_Exercise_.
Can you set down, exactly as they appear below, the lines from the opening of the material through the one bearing "import pandas as pd", minus the pictures?

_Collected material_.
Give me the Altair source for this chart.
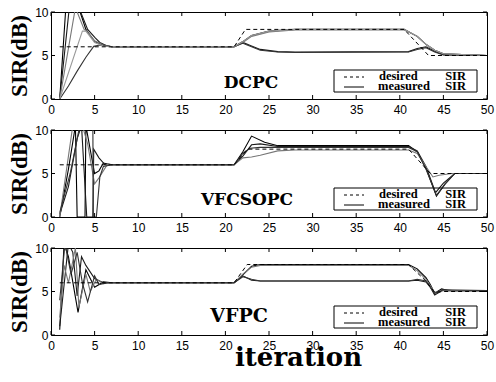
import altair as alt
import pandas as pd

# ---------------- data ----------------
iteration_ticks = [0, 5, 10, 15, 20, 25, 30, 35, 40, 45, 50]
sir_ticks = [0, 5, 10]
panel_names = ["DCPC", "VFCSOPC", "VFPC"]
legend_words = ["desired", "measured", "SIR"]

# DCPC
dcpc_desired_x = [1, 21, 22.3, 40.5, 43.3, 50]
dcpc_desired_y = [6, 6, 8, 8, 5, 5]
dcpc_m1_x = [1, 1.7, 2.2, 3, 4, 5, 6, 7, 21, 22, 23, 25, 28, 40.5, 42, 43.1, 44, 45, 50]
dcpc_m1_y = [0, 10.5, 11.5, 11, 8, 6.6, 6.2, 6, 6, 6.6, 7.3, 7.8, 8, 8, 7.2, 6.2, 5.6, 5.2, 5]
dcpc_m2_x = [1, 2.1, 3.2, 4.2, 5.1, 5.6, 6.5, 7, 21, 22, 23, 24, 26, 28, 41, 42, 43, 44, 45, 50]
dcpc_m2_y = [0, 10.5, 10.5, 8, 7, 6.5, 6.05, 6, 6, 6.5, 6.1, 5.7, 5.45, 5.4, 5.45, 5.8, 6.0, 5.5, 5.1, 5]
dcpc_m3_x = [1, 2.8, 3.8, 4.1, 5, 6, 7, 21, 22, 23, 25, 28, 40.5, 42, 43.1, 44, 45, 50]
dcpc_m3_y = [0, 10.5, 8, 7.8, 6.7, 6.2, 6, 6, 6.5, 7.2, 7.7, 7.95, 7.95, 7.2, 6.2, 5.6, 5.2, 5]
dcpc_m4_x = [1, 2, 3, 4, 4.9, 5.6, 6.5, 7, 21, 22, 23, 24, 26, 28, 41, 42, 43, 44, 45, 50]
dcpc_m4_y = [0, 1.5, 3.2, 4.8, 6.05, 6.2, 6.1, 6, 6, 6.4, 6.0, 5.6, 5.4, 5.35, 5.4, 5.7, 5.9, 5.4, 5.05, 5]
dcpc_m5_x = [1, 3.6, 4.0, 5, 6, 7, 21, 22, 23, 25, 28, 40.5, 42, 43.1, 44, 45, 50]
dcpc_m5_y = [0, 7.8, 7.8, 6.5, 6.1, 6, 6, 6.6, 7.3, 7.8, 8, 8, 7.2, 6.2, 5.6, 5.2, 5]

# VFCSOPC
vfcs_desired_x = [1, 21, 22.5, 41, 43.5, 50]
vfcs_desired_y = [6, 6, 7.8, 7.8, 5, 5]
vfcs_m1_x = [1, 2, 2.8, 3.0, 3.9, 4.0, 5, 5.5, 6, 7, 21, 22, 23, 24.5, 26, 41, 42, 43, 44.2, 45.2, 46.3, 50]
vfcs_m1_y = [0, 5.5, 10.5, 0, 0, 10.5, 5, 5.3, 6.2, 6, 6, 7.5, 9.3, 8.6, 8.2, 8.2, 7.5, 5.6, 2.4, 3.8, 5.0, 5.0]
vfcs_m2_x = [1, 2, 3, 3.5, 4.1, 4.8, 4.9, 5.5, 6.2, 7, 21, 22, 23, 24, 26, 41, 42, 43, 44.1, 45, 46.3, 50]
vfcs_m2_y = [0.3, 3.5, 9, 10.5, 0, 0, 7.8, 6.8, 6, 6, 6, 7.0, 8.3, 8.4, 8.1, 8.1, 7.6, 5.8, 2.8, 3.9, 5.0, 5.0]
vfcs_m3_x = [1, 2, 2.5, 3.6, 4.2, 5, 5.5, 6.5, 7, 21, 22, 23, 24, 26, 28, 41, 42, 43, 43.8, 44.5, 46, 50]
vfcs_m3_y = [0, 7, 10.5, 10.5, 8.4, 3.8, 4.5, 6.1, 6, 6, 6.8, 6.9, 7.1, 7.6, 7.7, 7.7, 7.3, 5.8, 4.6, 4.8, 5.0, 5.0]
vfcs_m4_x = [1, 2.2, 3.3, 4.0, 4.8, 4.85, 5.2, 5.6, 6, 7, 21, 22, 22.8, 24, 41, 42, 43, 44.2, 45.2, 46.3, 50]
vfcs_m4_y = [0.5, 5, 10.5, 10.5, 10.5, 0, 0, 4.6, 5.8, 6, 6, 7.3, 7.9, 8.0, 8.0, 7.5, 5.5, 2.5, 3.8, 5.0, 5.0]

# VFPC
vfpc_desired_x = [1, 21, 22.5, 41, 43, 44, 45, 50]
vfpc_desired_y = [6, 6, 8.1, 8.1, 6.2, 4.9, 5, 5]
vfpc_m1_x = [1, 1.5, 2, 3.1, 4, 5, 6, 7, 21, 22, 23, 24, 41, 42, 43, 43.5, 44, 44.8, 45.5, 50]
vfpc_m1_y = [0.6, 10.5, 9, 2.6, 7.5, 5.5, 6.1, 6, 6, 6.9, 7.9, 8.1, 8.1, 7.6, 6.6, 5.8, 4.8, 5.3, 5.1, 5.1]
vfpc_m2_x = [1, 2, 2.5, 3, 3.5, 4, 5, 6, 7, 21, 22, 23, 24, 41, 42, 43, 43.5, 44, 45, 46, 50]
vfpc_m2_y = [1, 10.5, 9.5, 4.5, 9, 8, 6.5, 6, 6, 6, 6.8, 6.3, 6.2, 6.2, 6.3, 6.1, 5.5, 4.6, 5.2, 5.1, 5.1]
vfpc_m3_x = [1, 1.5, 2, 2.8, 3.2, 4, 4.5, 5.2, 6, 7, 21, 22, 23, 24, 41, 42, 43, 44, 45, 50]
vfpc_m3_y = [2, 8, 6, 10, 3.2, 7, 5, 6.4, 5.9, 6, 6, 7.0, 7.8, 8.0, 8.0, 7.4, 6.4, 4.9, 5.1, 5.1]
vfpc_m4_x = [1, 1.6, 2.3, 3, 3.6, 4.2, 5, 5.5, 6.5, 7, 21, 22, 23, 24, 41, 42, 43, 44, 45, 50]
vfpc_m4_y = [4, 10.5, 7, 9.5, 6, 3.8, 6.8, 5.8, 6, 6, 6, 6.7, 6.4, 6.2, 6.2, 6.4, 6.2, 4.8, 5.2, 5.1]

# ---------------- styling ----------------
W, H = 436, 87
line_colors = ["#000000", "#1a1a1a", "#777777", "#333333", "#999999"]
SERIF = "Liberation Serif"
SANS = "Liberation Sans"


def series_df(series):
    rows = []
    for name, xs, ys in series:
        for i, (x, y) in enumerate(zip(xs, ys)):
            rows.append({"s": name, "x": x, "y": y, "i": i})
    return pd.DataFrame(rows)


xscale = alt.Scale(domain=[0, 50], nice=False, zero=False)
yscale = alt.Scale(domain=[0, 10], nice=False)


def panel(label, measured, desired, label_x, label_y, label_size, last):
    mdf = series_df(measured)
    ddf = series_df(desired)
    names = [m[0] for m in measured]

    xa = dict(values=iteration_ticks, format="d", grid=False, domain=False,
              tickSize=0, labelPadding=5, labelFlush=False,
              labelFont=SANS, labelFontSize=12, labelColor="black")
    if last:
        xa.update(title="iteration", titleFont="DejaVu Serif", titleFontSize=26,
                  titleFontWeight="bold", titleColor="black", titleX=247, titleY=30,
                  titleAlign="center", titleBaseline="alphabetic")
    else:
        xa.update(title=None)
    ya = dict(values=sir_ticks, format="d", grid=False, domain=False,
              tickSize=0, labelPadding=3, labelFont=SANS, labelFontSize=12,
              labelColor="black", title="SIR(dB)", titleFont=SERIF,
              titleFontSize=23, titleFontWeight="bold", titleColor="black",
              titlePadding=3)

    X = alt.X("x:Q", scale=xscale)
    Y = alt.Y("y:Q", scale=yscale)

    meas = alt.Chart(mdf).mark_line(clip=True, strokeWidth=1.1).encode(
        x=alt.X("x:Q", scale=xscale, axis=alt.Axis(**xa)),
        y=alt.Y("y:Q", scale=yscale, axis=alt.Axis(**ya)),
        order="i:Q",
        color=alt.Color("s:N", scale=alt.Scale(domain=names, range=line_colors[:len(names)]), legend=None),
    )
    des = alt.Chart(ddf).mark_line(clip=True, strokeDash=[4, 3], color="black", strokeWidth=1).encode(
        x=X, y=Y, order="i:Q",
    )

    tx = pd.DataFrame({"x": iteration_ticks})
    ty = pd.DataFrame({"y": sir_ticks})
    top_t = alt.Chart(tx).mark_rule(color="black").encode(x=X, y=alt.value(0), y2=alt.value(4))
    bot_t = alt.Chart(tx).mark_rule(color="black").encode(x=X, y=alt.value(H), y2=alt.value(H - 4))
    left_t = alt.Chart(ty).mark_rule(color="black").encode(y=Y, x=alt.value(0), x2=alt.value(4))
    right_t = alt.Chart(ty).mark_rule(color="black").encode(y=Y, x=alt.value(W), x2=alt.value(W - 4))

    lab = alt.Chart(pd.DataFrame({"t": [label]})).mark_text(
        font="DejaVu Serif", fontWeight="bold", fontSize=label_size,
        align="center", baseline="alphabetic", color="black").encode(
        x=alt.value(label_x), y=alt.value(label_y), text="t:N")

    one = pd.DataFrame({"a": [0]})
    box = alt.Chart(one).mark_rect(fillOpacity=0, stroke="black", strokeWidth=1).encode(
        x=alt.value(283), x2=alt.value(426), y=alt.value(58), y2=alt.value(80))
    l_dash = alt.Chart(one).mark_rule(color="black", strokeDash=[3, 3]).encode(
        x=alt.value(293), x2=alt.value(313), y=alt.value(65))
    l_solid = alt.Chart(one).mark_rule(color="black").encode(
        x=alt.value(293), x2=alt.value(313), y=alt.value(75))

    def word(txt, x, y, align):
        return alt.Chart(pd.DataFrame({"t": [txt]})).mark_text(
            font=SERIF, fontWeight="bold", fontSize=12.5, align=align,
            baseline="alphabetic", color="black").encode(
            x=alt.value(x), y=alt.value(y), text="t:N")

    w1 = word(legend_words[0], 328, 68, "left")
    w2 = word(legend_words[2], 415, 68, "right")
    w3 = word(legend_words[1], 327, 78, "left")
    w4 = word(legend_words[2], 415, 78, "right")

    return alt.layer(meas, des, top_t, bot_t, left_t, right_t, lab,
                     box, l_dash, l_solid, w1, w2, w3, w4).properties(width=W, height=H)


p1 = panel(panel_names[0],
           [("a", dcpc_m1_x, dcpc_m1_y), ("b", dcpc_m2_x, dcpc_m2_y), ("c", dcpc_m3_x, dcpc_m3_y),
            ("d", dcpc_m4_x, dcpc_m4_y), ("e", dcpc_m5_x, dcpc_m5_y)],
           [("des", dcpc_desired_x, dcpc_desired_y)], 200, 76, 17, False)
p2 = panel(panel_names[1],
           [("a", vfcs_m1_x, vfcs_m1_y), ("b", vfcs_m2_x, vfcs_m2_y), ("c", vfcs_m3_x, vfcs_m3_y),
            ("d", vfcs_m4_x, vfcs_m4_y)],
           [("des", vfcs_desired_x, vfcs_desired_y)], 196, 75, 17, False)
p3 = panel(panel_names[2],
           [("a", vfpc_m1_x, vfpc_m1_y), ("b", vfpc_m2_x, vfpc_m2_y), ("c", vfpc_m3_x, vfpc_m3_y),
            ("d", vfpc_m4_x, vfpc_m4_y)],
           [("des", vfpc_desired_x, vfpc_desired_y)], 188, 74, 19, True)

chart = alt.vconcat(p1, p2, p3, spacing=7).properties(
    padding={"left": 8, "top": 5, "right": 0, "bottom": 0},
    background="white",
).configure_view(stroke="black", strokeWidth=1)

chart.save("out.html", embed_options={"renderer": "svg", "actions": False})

_Exercise answer_.
Give me the Altair source for this chart.
import altair as alt
import pandas as pd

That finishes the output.